Chris Tweeten’s Nov. 19, 2013 response to my letter called “A Closer Look at the Klamath” completely misses the point. In brief review, I noted that Confederated Salish and Kootenai Tribe’s Compact proponents have invoked the Klamath Basin water problems as a threat to irrigators on the reservation. The threat being that if they don’t sign the irrigator water use agreement, they will face certain expensive litigation and have junior water rights to the Tribes.

My letter focused on the Klamath’s arbitrary shut-off of non-Indian water users with senior water rights ahead of those non-Indians with junior water rights, and it didn’t matter if they had or had not signed the “Klamath Basin Restoration Agreement” — which, by the way, was not a water settlement but a restoration plan for the Klamath Basin. The arbitrary shut off of water and uncertainty created actually resulted in a more than a $2,500 drop in irrigated acreage property value, which I learned in speaking with realtors in the Klamath Basin. 

Mr. Tweeten continues to suggest that if irrigators don’t sign the Compact’s water use agreement, they will face the same shutoff because of the Tribes’ senior water right. Well, the water shut-off in the Klamath Basin didn’t have anything to do with whether one signed an agreement or not, and had nothing to do with senior water rights. Contrary to Mr. Tweeten’s view, Montanan’s have never had any doubt that the Confederated Salish and Kootenai Tribes possess senior water rights.

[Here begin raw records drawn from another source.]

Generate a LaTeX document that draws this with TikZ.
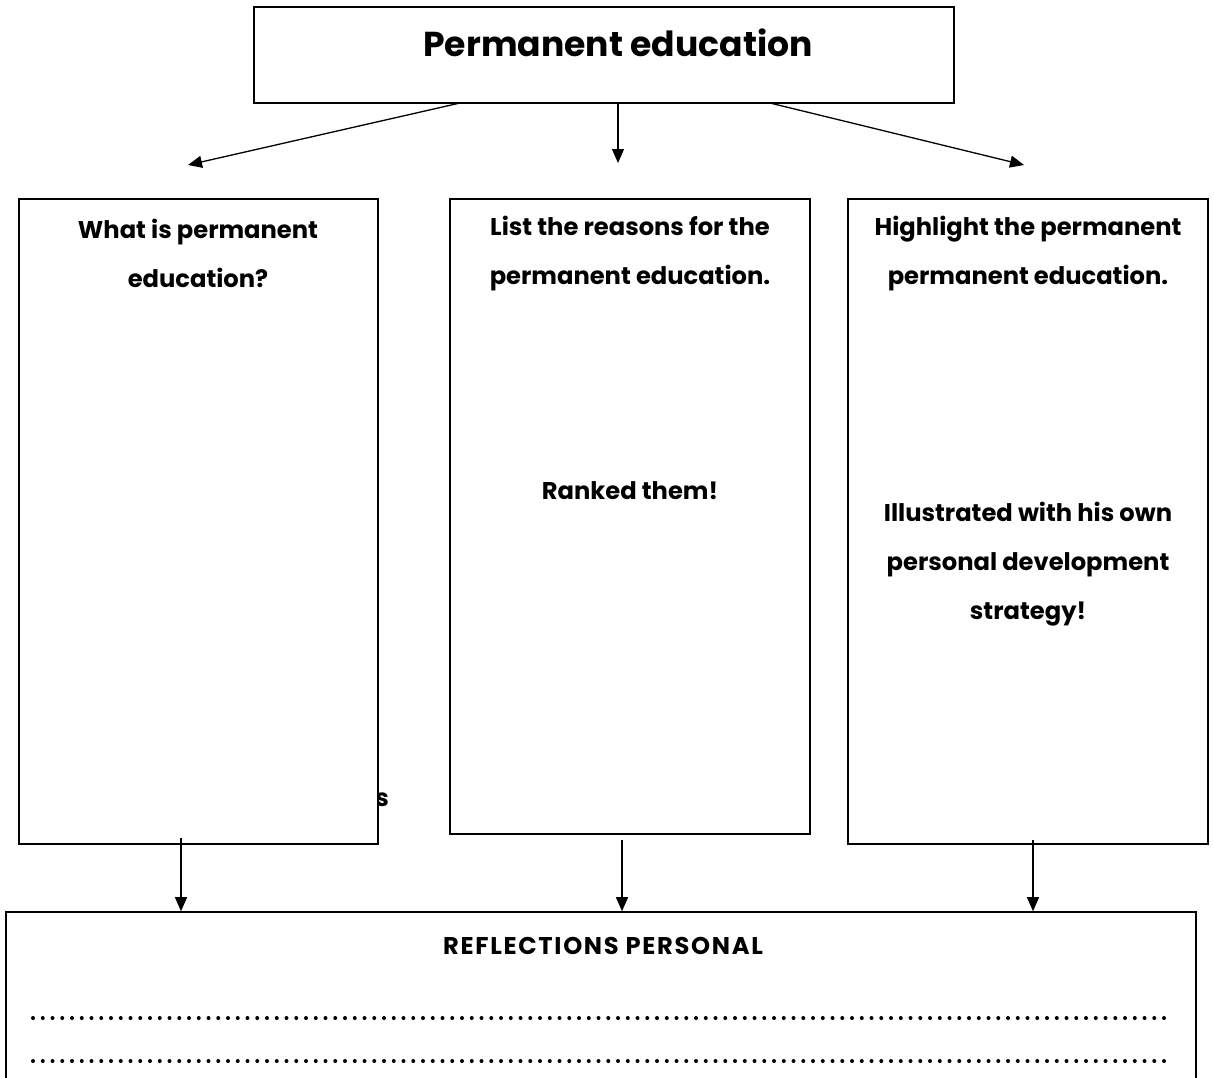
\documentclass[tikz,border=0pt]{standalone}
\usepackage{fontspec}
\setmainfont{Poppins}
\usetikzlibrary{arrows.meta}
\tikzset{
  panel/.style={draw=black, line width=1.6pt, fill=white, inner sep=0pt},
  arr/.style={line width=1.3pt, -{Triangle[length=14pt,width=12pt]}},
  lbl/.style={font=\bfseries\fontsize{24.2}{49}\selectfont, align=center, inner sep=0pt},
  dotline/.style={line width=4pt, line cap=round, dash pattern=on 0pt off 9.75pt},
}
\begin{document}
\begin{tikzpicture}[x=1pt,y=-1pt]
\useasboundingbox (0,0) rectangle (1214,1077);
\clip (0,0) rectangle (1214,1077);

% title box
\node[panel, minimum width=700pt, minimum height=96pt] (top) at (604,55) {};
\node[font=\bfseries\fontsize{34.6}{40}\selectfont, inner sep=0pt] (title) at (618,43) {Permanent education};

% stray glyph partly hidden by the first column
\node[lbl] (stray) at (382,800) {s};

% three columns
\node[panel, minimum width=359pt, minimum height=645pt] (b1) at (198.5,521.5) {};
\node[panel, minimum width=360pt, minimum height=635pt] (b2) at (630,516.5) {};
\node[panel, minimum width=360pt, minimum height=645pt] (b3) at (1028,521.5) {};

\node[lbl] (q1) at (198,253.5) {What is permanent\\education?};
\node[lbl] (q2) at (630,253.5) {List the reasons for the\\permanent education.};
\node[lbl] (r2) at (630,491) {Ranked them!};
\node[lbl] (q3) at (1028,253.5) {Highlight the permanent\\permanent education.};
\node[lbl] (r3) at (1028,564) {Illustrated with his own\\personal development\\strategy!};

% reflection box
\node[panel, minimum width=1190pt, minimum height=188pt] (refl) at (601,1006) {};
\node[lbl] (rt) at (603,946) {\addfontfeatures{LetterSpace=7}REFLECTIONS PERSONAL};
\draw[dotline] (33,1018) -- (1172,1018);
\draw[dotline] (33,1061) -- (1172,1061);

% connectors from the title
\coordinate (t1) at (460,103);
\coordinate (t2) at (618,103);
\coordinate (t3) at (770,103);
\coordinate (e1) at (188,165);
\coordinate (e2) at (618,163);
\coordinate (e3) at (1024,165);
\draw[arr] (t1) -- (e1);
\draw[arr] (t2) -- (e2);
\draw[arr] (t3) -- (e3);

% connectors into the reflection box
\coordinate (s1) at (181,838);
\coordinate (s2) at (622,840);
\coordinate (s3) at (1033,840);
\draw[arr] (s1) -- (s1 |- refl.north);
\draw[arr] (s2) -- (s2 |- refl.north);
\draw[arr] (s3) -- (s3 |- refl.north);
\end{tikzpicture}
\end{document}
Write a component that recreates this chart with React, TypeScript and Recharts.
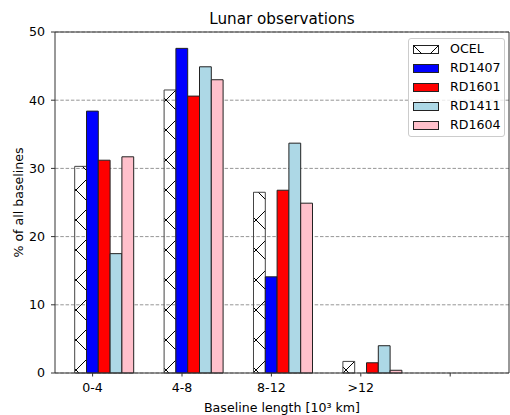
import React from "react";
import {
  Bar,
  BarChart,
  CartesianGrid,
  ReferenceLine,
  XAxis,
  YAxis
} from "recharts";

const categories = ["0-4", "4-8", "8-12", ">12", ""];
const ocel = [30.3, 41.5, 26.5, 1.7, 0];
const rd1407 = [38.4, 47.6, 14.1, 0, 0];
const rd1601 = [31.2, 40.6, 26.8, 1.5, 0];
const rd1411 = [17.5, 44.9, 33.7, 4.0, 0];
const rd1604 = [31.7, 43.0, 24.9, 0.4, 0];
const yTicks = [0, 10, 20, 30, 40, 50];

const SERIES = [
  { key: "OCEL", values: ocel, fill: "url(#hatchX)", hatch: true },
  { key: "RD1407", values: rd1407, fill: "#0000ff" },
  { key: "RD1601", values: rd1601, fill: "#ff0000" },
  { key: "RD1411", values: rd1411, fill: "#add8e6" },
  { key: "RD1604", values: rd1604, fill: "#ffc0cb" }
];

const data = categories.map((cat, i) => {
  const row: Record<string, string | number> = { cat };
  SERIES.forEach((s) => (row[s.key] = s.values[i]));
  return row;
});

const FONT = "'DejaVu Sans', sans-serif";
const FS = 12.6;
const BAR_W = 11.8;
const EDGE = "#222";

// matplotlib puts the tick under the second bar of each group
function XTick(props: any) {
  const { x, y, payload } = props;
  const cx = x - BAR_W;
  return (
    <g>
      <line x1={cx} x2={cx} y1={y} y2={y + 3.5} stroke="#333" strokeWidth={1} />
      <text x={cx} y={y + 18.6} textAnchor="middle" fontSize={FS} fontFamily={FONT} fill="#000">
        {payload.value}
      </text>
    </g>
  );
}

function YLabel(props: any) {
  const { x, y, height } = props.viewBox;
  const lx = x + 22.5;
  const ly = y + height / 2;
  return (
    <text
      x={lx}
      y={ly}
      transform={`rotate(-90, ${lx}, ${ly})`}
      textAnchor="middle"
      fontSize={FS}
      fontFamily={FONT}
      fill="#000"
    >
      % of all baselines
    </text>
  );
}

function Swatch({ fill, hatch }: { fill: string; hatch?: boolean }) {
  return (
    <svg width={26} height={9} style={{ display: "block" }}>
      <rect x={0.5} y={0.5} width={25} height={8} fill={hatch ? "none" : fill} stroke={EDGE} strokeWidth={1} />
      {hatch ? (
        <path d="M0.5,0.5 L9,9 M25.5,0.5 L17,9" stroke="#000" strokeWidth={1} fill="none" />
      ) : null}
    </svg>
  );
}

export default function App() {
  return (
    <div style={{ position: "absolute", left: 0, top: 0, width: 510, height: 415, fontFamily: FONT }}>
      <div
        style={{
          position: "absolute",
          left: 55,
          width: 454,
          top: 9,
          lineHeight: "20px",
          fontSize: 15.2,
          textAlign: "center",
          color: "#000"
        }}
      >
        Lunar observations
      </div>
      <BarChart
        width={510}
        height={415}
        data={data}
        margin={{ top: 32, right: 0, bottom: 0, left: 0 }}
        barGap={0}
        barSize={BAR_W}
      >
        <defs>
          <pattern id="hatchX" patternUnits="userSpaceOnUse" x={61} y={85} width={30} height={30}>
            <path d="M-1,-1 L31,31 M31,-1 L-1,31" stroke="#000" strokeWidth={1} fill="none" />
          </pattern>
        </defs>
        <CartesianGrid vertical={false} stroke="#8a8a8a" strokeWidth={0.9} strokeDasharray="3.5 1.8" />
        <XAxis
          dataKey="cat"
          height={42}
          padding={{ left: 4.7, right: 2.3 }}
          tickLine={false}
          tickSize={0}
          tickMargin={0}
          interval={0}
          axisLine={{ stroke: "#333", strokeWidth: 1 }}
          tick={<XTick />}
          label={{
            value: "Baseline length [10³ km]",
            position: "insideBottom",
            offset: 3.5,
            fontSize: FS,
            fontFamily: FONT,
            fill: "#000"
          }}
        />
        <YAxis
          width={55}
          domain={[0, 50]}
          ticks={yTicks}
          tickSize={4}
          tickMargin={6}
          axisLine={{ stroke: "#333", strokeWidth: 1 }}
          tickLine={{ stroke: "#333", strokeWidth: 1 }}
          tick={{ fontSize: FS, fontFamily: FONT, fill: "#000" }}
          label={<YLabel />}
        />
        <YAxis
          yAxisId="right"
          orientation="right"
          width={1}
          domain={[0, 50]}
          tick={false}
          tickLine={false}
          axisLine={{ stroke: "#333", strokeWidth: 1 }}
        />
        <ReferenceLine y={50} stroke="#333" strokeWidth={1} />
        {SERIES.map((s) => (
          <Bar
            key={s.key}
            dataKey={s.key}
            fill={s.fill}
            stroke={s.hatch ? "#444" : EDGE}
            strokeWidth={1}
            isAnimationActive={false}
          />
        ))}
      </BarChart>
      <div
        style={{
          position: "absolute",
          left: 408,
          top: 38,
          width: 97,
          height: 99,
          boxSizing: "border-box",
          border: "1px solid #cccccc",
          borderRadius: 3,
          background: "rgba(255,255,255,0.8)",
          paddingTop: 1
        }}
      >
        {SERIES.map((s) => (
          <div key={s.key} style={{ display: "flex", alignItems: "center", height: 18.9 }}>
            <div style={{ marginLeft: 4 }}>
              <Swatch fill={s.fill} hatch={s.hatch} />
            </div>
            <span style={{ marginLeft: 11, fontSize: FS, lineHeight: "14px", color: "#000", whiteSpace: "nowrap" }}>
              {s.key}
            </span>
          </div>
        ))}
      </div>
    </div>
  );
}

The way to win the irrigation community’s support for a water compact is first, not to “negotiate” away the irrigator’s water rights, and second, not to divide irrigators into those who will versus those who won’t sign away their water rights in the water use agreement. That’s a useless and harmful activity that diverts from the real task and Montana’s constitutional and court decision mandate: to determine the federal reserved water rights belonging to the Confederated Salish and Kootenai Tribes.